Your task: Without the images, write out the whole listing exactly.

Data lines:
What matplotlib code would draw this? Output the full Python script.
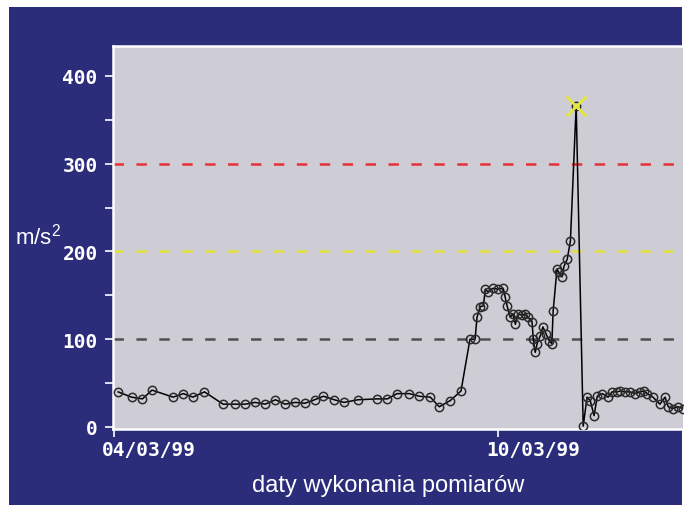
import matplotlib
matplotlib.use("Agg")
import matplotlib.pyplot as plt
import matplotlib.transforms as mtransforms
from matplotlib.patches import Rectangle
from matplotlib.ticker import MultipleLocator
from matplotlib.font_manager import FontProperties

plt.rcParams['lines.scale_dashes'] = False

# measurement time in days since 04/03/99
days = [0.06, 0.27, 0.44, 0.59, 0.92, 1.08, 1.23, 1.41, 1.70, 1.88, 2.05, 2.20, 2.36, 2.52,
        2.67, 2.83, 2.98, 3.13, 3.27, 3.44, 3.59, 3.81, 4.11, 4.27, 4.42, 4.61, 4.77, 4.94,
        5.08, 5.25, 5.42, 5.56, 5.64, 5.67, 5.72, 5.77, 5.80, 5.84, 5.92, 6.00, 6.08, 6.11,
        6.14, 6.19, 6.23, 6.27, 6.31, 6.38, 6.42, 6.47, 6.53, 6.55, 6.58, 6.61, 6.66, 6.70,
        6.75, 6.80, 6.84, 6.86, 6.92, 6.95, 7.00, 7.03, 7.08, 7.13, 7.22, 7.33, 7.39, 7.44,
        7.50, 7.55, 7.63, 7.72, 7.78, 7.86, 7.91, 7.98, 8.06, 8.14, 8.22, 8.28, 8.33, 8.42,
        8.53, 8.61, 8.66, 8.73, 8.81, 8.89]
accel = [40, 34, 32, 42, 34, 38, 34, 40, 26, 26, 26, 28, 26, 31,
         26, 28, 27, 31, 35, 31, 28, 31, 32, 32, 38, 38, 35, 34,
         23, 30, 41, 100, 100, 125, 137, 138, 157, 154, 158, 157, 158, 148,
         138, 125, 129, 117, 129, 127, 129, 125, 120, 100, 85, 95, 104, 114,
         106, 98, 95, 132, 180, 176, 171, 183, 191, 212, 366, 1, 34, 30,
         13, 35, 38, 34, 40, 40, 41, 40, 40, 38, 40, 41, 38, 34,
         26, 34, 23, 21, 23, 21]
peak_day = 7.22
peak_val = 366
limits = [100, 200, 300]
limit_colors = ['#505050', '#e2e23a', '#e8303a']
xtick_pos = [0, 6]
xtick_labels = ['04/03/99', '10/03/99']

W, H = 688, 506
fig = plt.figure(figsize=(W / 100, H / 100), dpi=100, facecolor='white')
fig.patches.append(Rectangle((9 / W, 0), (682 - 9) / W, 1 - 8 / H, transform=fig.transFigure,
                             facecolor='#2b2d7b', edgecolor='none', zorder=-10))

ax = fig.add_axes([113 / W, 1 - 430 / H, (683 - 113) / W, (430 - 47) / H])
ax.set_facecolor('#cecdd5')

for lv, c in zip(limits, limit_colors):
    ln = ax.axhline(lv, color=c, lw=1.8, zorder=1)
    ln.set_dashes((7.5, 9.0))

ax.plot(days, accel, color='black', lw=1.1, marker='o', markersize=6,
        markerfacecolor='none', markeredgecolor='#2a2a2a', markeredgewidth=1.1, zorder=3)
ax.plot([peak_day], [peak_val], marker='x', color='#e4e640', markersize=14, mew=2.0, zorder=4)

ax.set_xlim(-0.02, 8.89)
ax.set_ylim(-2.3, 434)

ax.yaxis.set_major_locator(MultipleLocator(100))
ax.yaxis.set_minor_locator(MultipleLocator(50))
ax.set_xticks(xtick_pos)
ax.set_xticklabels([])

mono = FontProperties(family='DejaVu Sans Mono', weight='bold', size=14)
for lab in ax.get_yticklabels():
    lab.set_fontproperties(mono)
    lab.set_color('white')

shift = mtransforms.ScaledTranslation(-12 / 100, -11 / 100, fig.dpi_scale_trans)
for xp, txt in zip(xtick_pos, xtick_labels):
    ax.text(xp, 0, txt, transform=ax.get_xaxis_transform() + shift, ha='left', va='top',
            color='white', fontproperties=mono, clip_on=False)

ax.tick_params(axis='both', which='both', colors='white', direction='out', length=6, width=1.2)
ax.tick_params(axis='y', pad=5)

for s in ['left', 'bottom', 'top']:
    ax.spines[s].set_color('white')
    ax.spines[s].set_linewidth(1.8)
ax.spines['right'].set_visible(False)

fig.text(38 / W, 1 - 237 / H, 'm/s$^\\mathregular{2}$', color='white', family='Liberation Sans',
         fontsize=16, ha='center', va='center')
fig.text(388 / W, 1 - 486 / H, 'daty wykonania pomiarów', color='white', family='Liberation Sans',
         fontsize=17, ha='center', va='center')

fig.savefig('out.png', dpi=100, facecolor='white')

Correct output:
What matplotlib code would draw this? Output the full Python script.
import matplotlib
matplotlib.use("Agg")
import matplotlib.pyplot as plt
import matplotlib.transforms as mtransforms
from matplotlib.patches import Rectangle
from matplotlib.ticker import MultipleLocator
from matplotlib.font_manager import FontProperties

plt.rcParams['lines.scale_dashes'] = False

# measurement time in days since 04/03/99
days = [0.06, 0.27, 0.44, 0.59, 0.92, 1.08, 1.23, 1.41, 1.70, 1.88, 2.05, 2.20, 2.36, 2.52,
        2.67, 2.83, 2.98, 3.13, 3.27, 3.44, 3.59, 3.81, 4.11, 4.27, 4.42, 4.61, 4.77, 4.94,
        5.08, 5.25, 5.42, 5.56, 5.64, 5.67, 5.72, 5.77, 5.80, 5.84, 5.92, 6.00, 6.08, 6.11,
        6.14, 6.19, 6.23, 6.27, 6.31, 6.38, 6.42, 6.47, 6.53, 6.55, 6.58, 6.61, 6.66, 6.70,
        6.75, 6.80, 6.84, 6.86, 6.92, 6.95, 7.00, 7.03, 7.08, 7.13, 7.22, 7.33, 7.39, 7.44,
        7.50, 7.55, 7.63, 7.72, 7.78, 7.86, 7.91, 7.98, 8.06, 8.14, 8.22, 8.28, 8.33, 8.42,
        8.53, 8.61, 8.66, 8.73, 8.81, 8.89]
accel = [40, 34, 32, 42, 34, 38, 34, 40, 26, 26, 26, 28, 26, 31,
         26, 28, 27, 31, 35, 31, 28, 31, 32, 32, 38, 38, 35, 34,
         23, 30, 41, 100, 100, 125, 137, 138, 157, 154, 158, 157, 158, 148,
         138, 125, 129, 117, 129, 127, 129, 125, 120, 100, 85, 95, 104, 114,
         106, 98, 95, 132, 180, 176, 171, 183, 191, 212, 366, 1, 34, 30,
         13, 35, 38, 34, 40, 40, 41, 40, 40, 38, 40, 41, 38, 34,
         26, 34, 23, 21, 23, 21]
peak_day = 7.22
peak_val = 366
limits = [100, 200, 300]
limit_colors = ['#505050', '#e2e23a', '#e8303a']
xtick_pos = [0, 6]
xtick_labels = ['04/03/99', '10/03/99']

W, H = 688, 506
fig = plt.figure(figsize=(W / 100, H / 100), dpi=100, facecolor='white')
fig.patches.append(Rectangle((9 / W, 0), (682 - 9) / W, 1 - 8 / H, transform=fig.transFigure,
                             facecolor='#2b2d7b', edgecolor='none', zorder=-10))

ax = fig.add_axes([113 / W, 1 - 430 / H, (683 - 113) / W, (430 - 47) / H])
ax.set_facecolor('#cecdd5')

for lv, c in zip(limits, limit_colors):
    ln = ax.axhline(lv, color=c, lw=1.8, zorder=1)
    ln.set_dashes((7.5, 9.0))

ax.plot(days, accel, color='black', lw=1.1, marker='o', markersize=6,
        markerfacecolor='none', markeredgecolor='#2a2a2a', markeredgewidth=1.1, zorder=3)
ax.plot([peak_day], [peak_val], marker='x', color='#e4e640', markersize=14, mew=2.0, zorder=4)

ax.set_xlim(-0.02, 8.89)
ax.set_ylim(-2.3, 434)

ax.yaxis.set_major_locator(MultipleLocator(100))
ax.yaxis.set_minor_locator(MultipleLocator(50))
ax.set_xticks(xtick_pos)
ax.set_xticklabels([])

mono = FontProperties(family='DejaVu Sans Mono', weight='bold', size=14)
for lab in ax.get_yticklabels():
    lab.set_fontproperties(mono)
    lab.set_color('white')

shift = mtransforms.ScaledTranslation(-12 / 100, -11 / 100, fig.dpi_scale_trans)
for xp, txt in zip(xtick_pos, xtick_labels):
    ax.text(xp, 0, txt, transform=ax.get_xaxis_transform() + shift, ha='left', va='top',
            color='white', fontproperties=mono, clip_on=False)

ax.tick_params(axis='both', which='both', colors='white', direction='out', length=6, width=1.2)
ax.tick_params(axis='y', pad=5)

for s in ['left', 'bottom', 'top']:
    ax.spines[s].set_color('white')
    ax.spines[s].set_linewidth(1.8)
ax.spines['right'].set_visible(False)

fig.text(38 / W, 1 - 237 / H, 'm/s$^\\mathregular{2}$', color='white', family='Liberation Sans',
         fontsize=16, ha='center', va='center')
fig.text(388 / W, 1 - 486 / H, 'daty wykonania pomiarów', color='white', family='Liberation Sans',
         fontsize=17, ha='center', va='center')

fig.savefig('out.png', dpi=100, facecolor='white')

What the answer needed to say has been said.